We’ve continued over the last generation to create haves and have-nots in the arts. The highly trained kids from the magnet programs can’t survive, we’re learning, without a whole sea of art and music lovers who might also be nurtured by that training. Our institutions have tried to supplement with outreach, lectures, program notes - but how do you replace the participation missed in a potential music lover’s formative years?
What these weeks in Minnesota have shown me is this: the most important job of musical education isn’t to teach “standards” or “excellence” or even any specific thing about any particular style of music, but to connect people to the process of making music. We’re at our best when we’re like baseball fans, in love with the game whether the team is winning or losing, whether we’re at home or away. And love isn’t just in the brain or the heart; it resides in the body, in the breath. Jacob Collier is onto something when he gets his concert audiences singing together! There’s a bright line between being one voice in a hundred singing, say, “Shenandoah” at the regional choral festival***, and standing to cheer for artists at the end of a great concert, and that connection has very little to do with musical sophistication. It has to do with your own memory of taking in a breath to sing, and putting all your attention on starting off a phrase just so, exactly together with somebody else. Even if you never did it with great skill, it matters that you did it, that you owned it. So when another musician does it, deep in your own body something resonates. It says, oh yes. I know. Me too.

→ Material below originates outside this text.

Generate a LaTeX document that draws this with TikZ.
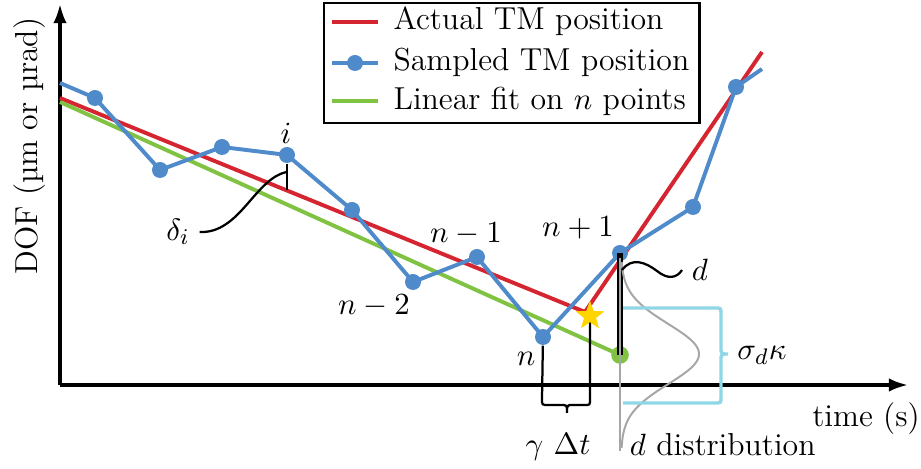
\documentclass[tikz,border=0pt]{standalone}
\usepackage{fontspec}
\usepackage{amsmath}
\usetikzlibrary{arrows.meta,positioning,shapes.geometric}
\definecolor{tmred}{HTML}{D42530}
\definecolor{tmblue}{HTML}{4F8BCB}
\definecolor{fitgreen}{HTML}{80C241}
\definecolor{sigcyan}{HTML}{8FD6E6}
\definecolor{distgray}{HTML}{A6A6A6}
\definecolor{stargold}{HTML}{FFD500}

\begin{document}
\begin{tikzpicture}[x=0.0125cm,y=-0.0125cm,font=\fontsize{11.3}{13}\selectfont]
    \tikzset{
      axis/.style={draw=black,line width=1.2pt,-{Latex[length=2.4mm,width=1.7mm]}},
      actual/.style={draw=tmred,line width=1.4pt},
      sampled/.style={draw=tmblue,line width=1.4pt},
      fit/.style={draw=fitgreen,line width=1.4pt},
      dot/.style={circle,fill=tmblue,inner sep=0pt,minimum size=0.2cm},
      guide/.style={draw=black,line width=0.8pt},
      bracket/.style={draw=sigcyan,line width=1.2pt},
      hitstar/.style={star,star points=5,star point ratio=2.4,fill=stargold,inner sep=0pt,minimum size=0.37cm}
    }
    \useasboundingbox (0,0) rectangle (921,469);
    % axes
    \coordinate (origin) at (60,385);
    \coordinate (ytop) at (60,4);
    \coordinate (xend) at (908,385);
    \draw[axis] (origin) -- (ytop);
    \draw[axis] (origin) -- (xend);
    \node[rotate=90,anchor=base] (ylabel) at (37,146) {DOF (µm or µrad)};
    \node[anchor=base] (xlabel) at (866,427) {time (s)};
    % actual position and fit
    \coordinate (redstart) at (60,98);
    \coordinate (kink) at (585,312);
    \coordinate (redend) at (762,52);
    \coordinate (greenstart) at (60,102);
    \coordinate (greenend) at (620,355);
    \draw[actual] (redstart) -- (kink) -- (redend);
    \draw[fit] (greenstart) -- (greenend);
    % sampled position
    \coordinate (bluestart) at (60,83);
    \coordinate (blueend) at (762,69);
    \foreach \name/\px/\py in {s1/95/98,s2/160/170,s3/222/147,i/287/155,s5/352/210,nm2/413/282,nm1/477/257,n/543/337,np1/620/253,s10/693/207,s11/736/87}
      \coordinate (p\name) at (\px,\py);
    \draw[sampled] (bluestart) -- (ps1) -- (ps2) -- (ps3) -- (pi) -- (ps5) -- (pnm2) -- (pnm1) -- (pn) -- (pnp1) -- (ps10) -- (ps11) -- (blueend);
    \foreach \name in {s1,s2,s3,i,s5,nm2,nm1,n,np1,s10,s11}
      \node[dot] (\name) at (p\name) {};
    \node[circle,fill=fitgreen,inner sep=0pt,minimum size=0.22cm] (fitend) at (greenend) {};
    \node[hitstar] (hit) at (590,316) {};
    % deviation d and its distribution
    \draw[line width=2.4pt] (np1.center) -- (fitend.center);
    \coordinate (disttop) at (620,258);
    \coordinate (distbot) at (620,451);
    \draw[distgray,line width=0.7pt] (disttop) -- (distbot);
    \draw[distgray,line width=0.7pt] plot[domain=262:448,samples=90,variable=\t] ({621+78*exp(-(\t-354)^2/1800)},\t);
    \node (dlabel) at (700,270) {$d$};
    \draw[guide] (622,270) .. controls (632,257) and (645,262) .. (657,271) .. controls (668,280) and (677,278) .. (dlabel.west);
    \node[anchor=base west] (distlabel) at (620,456) {$d$ distribution};
    % sigma bracket
    \coordinate (sigtop) at (623,308);
    \coordinate (sigbot) at (623,403);
    \draw[bracket] (sigtop) -- (715,308) .. controls (721,308) .. (721,314) -- (721,347) .. controls (721,354) .. (728,354) .. controls (721,354) .. (721,361) -- (721,397) .. controls (721,403) .. (715,403) -- (sigbot);
    \node (siglabel) at (762,355) {$\sigma_d\kappa$};
    % delay brace
    \draw[guide] (n) -- (542,399) .. controls (542,405) .. (548,405) -- (561,405) .. controls (567,405) .. (567,413) .. controls (567,405) .. (573,405) -- (585,405) .. controls (590,405) .. (590,399) -- (hit.center);
    \node[hitstar] at (hit) {};
    \node[anchor=base] (gammalabel) at (558,455) {$\gamma\ \Delta t$};
    % residual delta_i
    \coordinate (deltafoot) at (287,190);
    \coordinate (deltamid) at (287,172);
    \draw[guide] (i) -- (deltafoot);
    \node (deltalabel) at (178,232) {$\delta_i$};
    \draw[guide] (deltalabel.east) .. controls (240,234) and (255,178) .. (deltamid);
    % point labels
    \node (ilabel) at (286,133) {$i$};
    \node (nm1label) at (466,234) {$n-1$};
    \node (nm2label) at (374,306) {$n-2$};
    \node (nlabel) at (526,359) {$n$};
    \node (np1label) at (578,228) {$n+1$};
    % legend
    \node[draw,line width=0.8pt,anchor=north west,minimum width=4.69cm,minimum height=1.5cm,inner sep=0pt] (legend) at (323,2) {};
    \draw[actual] (332,22) -- (378,22);
    \draw[sampled] (332,63) -- (378,63);
    \node[dot] (legdot) at (355,63) {};
    \draw[fit] (332,101) -- (378,101);
    \node[anchor=base west,inner sep=0pt] (legred) at (393,30) {Actual TM position};
    \node[anchor=base west,inner sep=0pt] (legblue) at (393,71) {Sampled TM position};
    \node[anchor=base west,inner sep=0pt] (leggreen) at (393,110) {Linear fit on $n$ points};
  \end{tikzpicture}
\end{document}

Audience engagement is at its core that physical engagement deep inside of us that starts growing when we first learn to make sound together. We haven’t been working together to steward that as any help from business or government has continued to dwindle. In performing institutions, we’ve doubled down on explaining the details of our opera plots, symphonic structures, and performing traditions, missing the forest for the trees. In schools, we’ve increased requirements and starved electives, forcing kids to choose early and permanently for music or something else equally compelling and necessary, like athletics or technology.
Our musical ecosystem needs holistic cultivation, and it is an emergency. Forget the battlefields and enclaves, even as they falter. Let’s figure out how to start singing together again.

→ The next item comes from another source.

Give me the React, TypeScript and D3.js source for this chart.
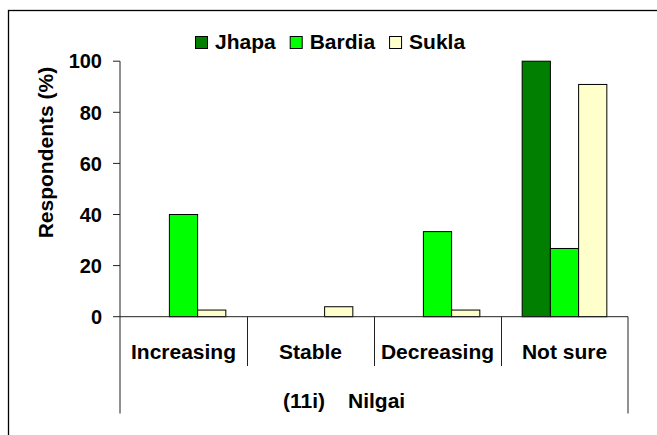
import React, { useEffect, useRef } from "react";
import * as d3 from "d3";

const categories = ["Increasing", "Stable", "Decreasing", "Not sure"];
const seriesNames = ["Jhapa", "Bardia", "Sukla"];
const jhapa = [0, 0, 0, 100];
const bardia = [40, 0, 33.3, 26.7];
const sukla = [2.6, 3.9, 2.6, 90.9];
const yTicks = [0, 20, 40, 60, 80, 100];
const colors = ["#007F00", "#00FF00", "#FFFFCC"];
const yTitle = "Respondents (%)";
const groupLabel = "(11i)";
const speciesLabel = "Nilgai";

const W = 657;
const H = 435;
const FONT = "'Liberation Sans', Arial, Helvetica, sans-serif";

export default function App() {
  const ref = useRef<SVGSVGElement | null>(null);

  useEffect(() => {
    const svg = d3.select(ref.current);
    svg.selectAll("*").remove();

    const values = [jhapa, bardia, sukla];
    const x0 = 120, x1 = 628;
    const yBase = 316.7, yTop = 61.2;
    const axisBottom = 413.5;

    // outer border
    svg.append("rect")
      .attr("x", 8.5).attr("y", 10.5)
      .attr("width", 660).attr("height", 440)
      .attr("fill", "#fff").attr("stroke", "#000").attr("stroke-width", 1.3);

    const x = d3.scaleBand<string>().domain(categories).range([x0, x1]).paddingInner(0).paddingOuter(0);
    const xs = d3.scaleBand<string>().domain(seriesNames).range([0, x.bandwidth()]).paddingInner(0).paddingOuter(0.75);
    const y = d3.scaleLinear().domain([0, 100]).range([yBase, yTop]);

    // bars
    seriesNames.forEach((s, si) => {
      svg.append("g").selectAll("rect")
        .data(categories.map((c, ci) => ({ c, v: values[si][ci] })).filter(d => d.v > 0))
        .join("rect")
        .attr("x", d => (x(d.c) as number) + (xs(s) as number))
        .attr("y", d => y(d.v))
        .attr("width", xs.bandwidth())
        .attr("height", d => yBase - y(d.v))
        .attr("fill", colors[si])
        .attr("stroke", "#000")
        .attr("stroke-width", 1);
    });

    const axisColor = "#222";
    // y axis line
    svg.append("line")
      .attr("x1", x0).attr("x2", x0).attr("y1", y(100)).attr("y2", axisBottom)
      .attr("stroke", axisColor).attr("stroke-width", 1);
    // y ticks
    const yt = svg.append("g");
    yTicks.forEach(t => {
      yt.append("line").attr("x1", x0 - 7).attr("x2", x0).attr("y1", y(t)).attr("y2", y(t))
        .attr("stroke", axisColor).attr("stroke-width", 1);
      yt.append("text").attr("x", 102).attr("y", y(t)).attr("dy", "0.36em")
        .attr("text-anchor", "end").attr("font-family", FONT).attr("font-weight", "bold")
        .attr("font-size", 20).attr("fill", "#000").text(String(t));
    });

    // x axis line
    svg.append("line")
      .attr("x1", x0).attr("x2", x1).attr("y1", yBase).attr("y2", yBase)
      .attr("stroke", axisColor).attr("stroke-width", 1);
    // category separators
    categories.forEach((c, i) => {
      if (i === 0) return;
      const xx = Math.round(x(c) as number) + 0.5;
      svg.append("line").attr("x1", xx).attr("x2", xx).attr("y1", yBase).attr("y2", 366)
        .attr("stroke", axisColor).attr("stroke-width", 1);
    });
    svg.append("line").attr("x1", x1).attr("x2", x1).attr("y1", yBase).attr("y2", axisBottom)
      .attr("stroke", axisColor).attr("stroke-width", 1);
    // category labels
    categories.forEach(c => {
      svg.append("text").attr("x", (x(c) as number) + x.bandwidth() / 2).attr("y", 358.5)
        .attr("text-anchor", "middle").attr("font-family", FONT).attr("font-weight", "bold")
        .attr("font-size", 21).attr("fill", "#000").text(c);
    });
    // group label row
    svg.append("text").attr("x", 283).attr("y", 408)
      .attr("font-family", FONT).attr("font-weight", "bold")
      .attr("font-size", 21).attr("fill", "#000").text(groupLabel);
    svg.append("text").attr("x", 348).attr("y", 408)
      .attr("font-family", FONT).attr("font-weight", "bold")
      .attr("font-size", 21).attr("fill", "#000").text(speciesLabel);

    // y title
    svg.append("text")
      .attr("transform", `translate(52.5, ${(yTop + 243) / 2 + 0.5}) rotate(-90)`)
      .attr("text-anchor", "middle").attr("font-family", FONT).attr("font-weight", "bold")
      .attr("font-size", 21).attr("fill", "#000").text(yTitle);

    // legend
    const lg = svg.append("g");
    let lx = 195;
    seriesNames.forEach((s, i) => {
      lg.append("rect").attr("x", lx + 0.5).attr("y", 36.5).attr("width", 12).attr("height", 12)
        .attr("fill", colors[i]).attr("stroke", "#000").attr("stroke-width", 1);
      const t = lg.append("text").attr("x", lx + 20).attr("y", 48.5)
        .attr("font-family", FONT).attr("font-weight", "bold")
        .attr("font-size", 21).attr("fill", "#000").text(s);
      const w = (t.node() as SVGTextElement).getComputedTextLength();
      lx = lx + 20 + w + 14;
    });
  }, []);

  return (
    <svg ref={ref} width={W} height={H}
      style={{ position: "absolute", left: 0, top: 0, background: "#fff" }} />
  );
}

Thanks to Matt Boehler, Clara Osowski, Libby Larsen, Breck McGough, Joseph Li, Tammy Wilson, and Jenny Cresswell for lots of upper Midwest inspo and many of the ideas that showed up in this essay.
*a great book about the effect of competition on music education is The Ideology of Competition in School Music by Robert Powell. Highly recommended.
**Yes, this is a Pulp Fiction quote.
***Yes, this is a personal All State Choir memory. She-na-na-nan-do, y’all.